I was born in Spokane, Washington in 1933. I studied at Eastern Washington University, Fort Wright College, and the Spokane Arts Center (an extension of Washington State University). My method of painting, however, has not changed. I still approach a painting in the same way. I begin a painting with no idea in mind, and at a certain point in the process of putting paint on the canvas, an idea will suggest itself. Many of these ideas change and many are rejected until one seems strong enough to accept. My paintings, then, are essentially a record of the evolution of an idea. The imagery that has developed over the course of my career is largely figurative. The figures are both animal and human, and most of them relate to human actions, associations and relationships, many of which are drawn from personal experience.

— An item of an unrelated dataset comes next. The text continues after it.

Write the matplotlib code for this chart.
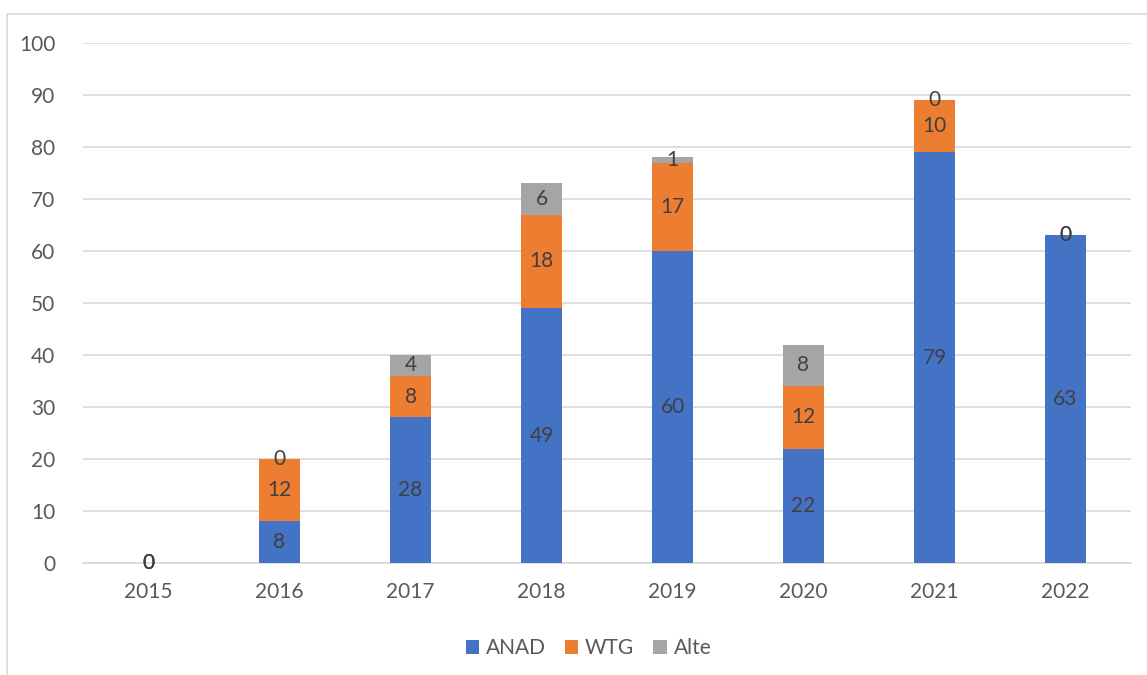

My technique has evolved through years of painting, as has my imagery. I paint directly on the sized canvas, with no preliminary drawing or outline. The paint is poured, dripped, rubbed and wiped. I use rags and my fingertips as frequently as I do brushes. The decisions made concerning color and light space are largely intuitive. The color is treated by under painting with warm colors overlaid with cooler ones. This technique gives an inner glow to the paint.
I use mostly single figures, either animal or human forms, with a strong relationship between the figure and the background (usually a light figure against a dark ground or vice versa). I find a single figure to be more visually powerful than groups of figures. Consequently, most of my paintings consist of single subjects. Many times, the image gives the appearance of being back lighted with the light glowing around the edges. The light is usually ambiguous, appearing to come from more than one source or no definable source whatsoever.
My justification for fifty years of work is that I am trying to put something worthwhile into the world and to make paintings that cannot be forgotten.